Only the lines starting at the one with "Write the Apache ECharts code for this chart." and ending at the one with "const thickness = [3.13, 2.41, 1.59];" should be copied, exactly and with both ends kept.
--- Begin ---
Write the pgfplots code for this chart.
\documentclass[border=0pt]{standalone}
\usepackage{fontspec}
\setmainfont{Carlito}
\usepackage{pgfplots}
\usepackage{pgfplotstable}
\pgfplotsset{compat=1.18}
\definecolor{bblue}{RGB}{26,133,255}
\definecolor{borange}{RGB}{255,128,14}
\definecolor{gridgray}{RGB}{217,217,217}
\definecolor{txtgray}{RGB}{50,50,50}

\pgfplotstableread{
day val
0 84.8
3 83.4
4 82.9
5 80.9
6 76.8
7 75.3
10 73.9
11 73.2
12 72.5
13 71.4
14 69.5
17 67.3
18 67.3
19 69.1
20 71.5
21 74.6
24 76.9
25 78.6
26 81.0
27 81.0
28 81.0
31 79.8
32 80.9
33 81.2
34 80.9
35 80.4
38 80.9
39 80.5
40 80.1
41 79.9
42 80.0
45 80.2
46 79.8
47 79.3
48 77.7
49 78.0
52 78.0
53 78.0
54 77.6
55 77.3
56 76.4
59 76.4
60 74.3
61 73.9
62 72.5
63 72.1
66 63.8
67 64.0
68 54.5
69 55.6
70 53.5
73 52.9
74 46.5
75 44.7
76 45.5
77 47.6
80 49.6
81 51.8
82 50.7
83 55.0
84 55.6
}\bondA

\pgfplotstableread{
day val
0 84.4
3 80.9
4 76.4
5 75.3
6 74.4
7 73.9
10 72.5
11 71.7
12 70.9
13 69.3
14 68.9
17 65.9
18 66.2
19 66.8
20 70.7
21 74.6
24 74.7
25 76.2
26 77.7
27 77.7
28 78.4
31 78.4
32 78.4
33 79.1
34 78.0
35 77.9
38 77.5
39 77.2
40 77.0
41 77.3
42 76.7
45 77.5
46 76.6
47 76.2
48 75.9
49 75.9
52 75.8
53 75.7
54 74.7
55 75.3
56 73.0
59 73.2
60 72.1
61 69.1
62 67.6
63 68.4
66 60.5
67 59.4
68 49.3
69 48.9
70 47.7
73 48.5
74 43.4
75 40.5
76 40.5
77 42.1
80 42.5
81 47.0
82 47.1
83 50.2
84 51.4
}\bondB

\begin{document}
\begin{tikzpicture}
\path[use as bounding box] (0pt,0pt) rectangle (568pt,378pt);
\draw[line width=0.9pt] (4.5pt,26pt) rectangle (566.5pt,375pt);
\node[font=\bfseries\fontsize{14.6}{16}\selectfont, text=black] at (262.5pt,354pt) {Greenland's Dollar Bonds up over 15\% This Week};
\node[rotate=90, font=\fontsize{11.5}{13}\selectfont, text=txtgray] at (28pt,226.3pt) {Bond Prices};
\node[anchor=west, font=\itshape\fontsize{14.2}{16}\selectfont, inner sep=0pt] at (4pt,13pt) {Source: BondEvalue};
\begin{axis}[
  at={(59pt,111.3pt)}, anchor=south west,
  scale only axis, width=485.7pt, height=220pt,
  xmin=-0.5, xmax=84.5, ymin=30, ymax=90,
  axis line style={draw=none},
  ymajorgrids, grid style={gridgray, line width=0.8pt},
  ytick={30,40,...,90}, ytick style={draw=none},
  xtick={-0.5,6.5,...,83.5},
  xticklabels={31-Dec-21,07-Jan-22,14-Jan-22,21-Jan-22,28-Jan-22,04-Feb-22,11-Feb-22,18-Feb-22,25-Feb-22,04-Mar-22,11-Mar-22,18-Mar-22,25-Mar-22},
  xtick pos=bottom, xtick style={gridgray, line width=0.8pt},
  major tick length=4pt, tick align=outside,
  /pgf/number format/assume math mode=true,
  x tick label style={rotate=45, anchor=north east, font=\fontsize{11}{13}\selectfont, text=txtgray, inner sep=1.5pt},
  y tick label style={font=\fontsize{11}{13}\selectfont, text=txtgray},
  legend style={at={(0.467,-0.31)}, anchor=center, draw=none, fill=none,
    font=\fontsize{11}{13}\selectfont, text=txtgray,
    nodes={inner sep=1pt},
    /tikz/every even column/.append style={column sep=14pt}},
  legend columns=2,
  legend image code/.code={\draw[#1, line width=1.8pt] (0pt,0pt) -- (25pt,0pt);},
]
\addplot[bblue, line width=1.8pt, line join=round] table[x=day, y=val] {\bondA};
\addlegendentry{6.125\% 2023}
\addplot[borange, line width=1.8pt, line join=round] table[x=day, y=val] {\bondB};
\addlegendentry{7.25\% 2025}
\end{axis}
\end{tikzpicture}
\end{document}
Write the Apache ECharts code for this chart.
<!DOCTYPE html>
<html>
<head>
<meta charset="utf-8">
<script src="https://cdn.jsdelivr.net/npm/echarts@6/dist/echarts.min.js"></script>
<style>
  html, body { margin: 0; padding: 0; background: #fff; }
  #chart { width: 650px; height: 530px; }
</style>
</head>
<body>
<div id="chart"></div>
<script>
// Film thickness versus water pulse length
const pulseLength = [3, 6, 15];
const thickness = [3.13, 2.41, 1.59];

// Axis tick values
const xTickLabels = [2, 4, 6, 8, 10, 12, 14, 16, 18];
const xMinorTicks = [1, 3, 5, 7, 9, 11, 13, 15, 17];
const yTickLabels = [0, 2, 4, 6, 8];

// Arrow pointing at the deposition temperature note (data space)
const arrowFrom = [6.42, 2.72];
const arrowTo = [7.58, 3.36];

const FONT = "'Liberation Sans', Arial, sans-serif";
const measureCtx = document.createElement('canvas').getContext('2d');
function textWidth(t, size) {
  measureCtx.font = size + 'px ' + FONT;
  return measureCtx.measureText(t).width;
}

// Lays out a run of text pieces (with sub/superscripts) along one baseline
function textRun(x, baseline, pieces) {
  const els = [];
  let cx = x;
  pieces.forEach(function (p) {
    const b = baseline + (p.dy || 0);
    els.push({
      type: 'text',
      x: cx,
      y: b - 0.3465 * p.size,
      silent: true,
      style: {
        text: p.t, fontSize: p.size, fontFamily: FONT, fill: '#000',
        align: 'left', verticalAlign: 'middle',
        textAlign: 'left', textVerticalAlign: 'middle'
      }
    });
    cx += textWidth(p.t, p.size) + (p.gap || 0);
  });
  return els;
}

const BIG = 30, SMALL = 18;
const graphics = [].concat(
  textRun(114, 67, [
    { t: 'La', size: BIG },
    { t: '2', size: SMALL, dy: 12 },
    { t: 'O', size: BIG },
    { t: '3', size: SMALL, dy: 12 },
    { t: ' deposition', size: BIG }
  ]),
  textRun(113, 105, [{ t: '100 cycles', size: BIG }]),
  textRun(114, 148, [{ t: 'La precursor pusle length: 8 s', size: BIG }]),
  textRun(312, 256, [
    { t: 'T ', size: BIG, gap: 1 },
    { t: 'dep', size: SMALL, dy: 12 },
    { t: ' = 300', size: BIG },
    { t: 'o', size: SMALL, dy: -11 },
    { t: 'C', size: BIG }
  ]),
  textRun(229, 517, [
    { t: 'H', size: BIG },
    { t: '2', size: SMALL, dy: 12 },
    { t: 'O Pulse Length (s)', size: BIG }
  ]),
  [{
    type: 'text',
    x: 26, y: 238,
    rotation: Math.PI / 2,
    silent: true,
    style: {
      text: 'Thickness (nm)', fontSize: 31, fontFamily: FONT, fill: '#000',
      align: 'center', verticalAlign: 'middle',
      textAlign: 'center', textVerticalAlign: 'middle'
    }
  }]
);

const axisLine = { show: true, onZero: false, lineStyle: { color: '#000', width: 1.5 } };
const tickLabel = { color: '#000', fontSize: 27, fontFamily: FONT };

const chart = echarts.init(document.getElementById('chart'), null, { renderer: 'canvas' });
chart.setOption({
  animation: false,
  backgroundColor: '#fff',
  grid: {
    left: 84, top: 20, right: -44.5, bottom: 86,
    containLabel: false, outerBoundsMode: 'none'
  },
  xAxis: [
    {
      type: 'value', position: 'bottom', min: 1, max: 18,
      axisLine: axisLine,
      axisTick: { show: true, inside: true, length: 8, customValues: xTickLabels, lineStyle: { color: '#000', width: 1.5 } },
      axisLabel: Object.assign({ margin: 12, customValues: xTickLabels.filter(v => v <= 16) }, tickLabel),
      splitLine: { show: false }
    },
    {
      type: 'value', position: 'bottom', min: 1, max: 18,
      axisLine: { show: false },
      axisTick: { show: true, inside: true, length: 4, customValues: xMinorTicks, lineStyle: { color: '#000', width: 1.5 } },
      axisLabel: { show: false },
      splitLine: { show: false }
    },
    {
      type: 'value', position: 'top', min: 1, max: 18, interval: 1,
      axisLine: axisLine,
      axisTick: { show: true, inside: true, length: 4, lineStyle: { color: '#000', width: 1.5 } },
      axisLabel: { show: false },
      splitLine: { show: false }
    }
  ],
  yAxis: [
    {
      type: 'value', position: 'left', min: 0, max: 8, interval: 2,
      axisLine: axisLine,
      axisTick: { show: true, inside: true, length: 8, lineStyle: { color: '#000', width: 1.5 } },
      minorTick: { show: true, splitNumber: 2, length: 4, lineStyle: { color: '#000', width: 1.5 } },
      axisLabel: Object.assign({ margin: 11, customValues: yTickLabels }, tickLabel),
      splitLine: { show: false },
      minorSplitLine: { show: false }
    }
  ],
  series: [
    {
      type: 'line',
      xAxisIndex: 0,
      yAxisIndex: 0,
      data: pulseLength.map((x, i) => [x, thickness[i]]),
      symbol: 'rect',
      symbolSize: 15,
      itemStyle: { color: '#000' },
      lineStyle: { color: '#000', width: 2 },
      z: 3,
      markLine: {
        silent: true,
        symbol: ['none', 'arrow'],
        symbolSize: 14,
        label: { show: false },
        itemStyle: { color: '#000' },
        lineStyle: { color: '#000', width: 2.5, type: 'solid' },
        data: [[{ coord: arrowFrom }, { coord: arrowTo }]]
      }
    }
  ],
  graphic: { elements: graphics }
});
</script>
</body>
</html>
--- End ---
The completed task.
Write the Apache ECharts code for this chart.
<!DOCTYPE html>
<html>
<head>
<meta charset="utf-8">
<script src="https://cdn.jsdelivr.net/npm/echarts@6/dist/echarts.min.js"></script>
<style>
  html, body { margin: 0; padding: 0; background: #fff; }
  #chart { width: 650px; height: 530px; }
</style>
</head>
<body>
<div id="chart"></div>
<script>
// Film thickness versus water pulse length
const pulseLength = [3, 6, 15];
const thickness = [3.13, 2.41, 1.59];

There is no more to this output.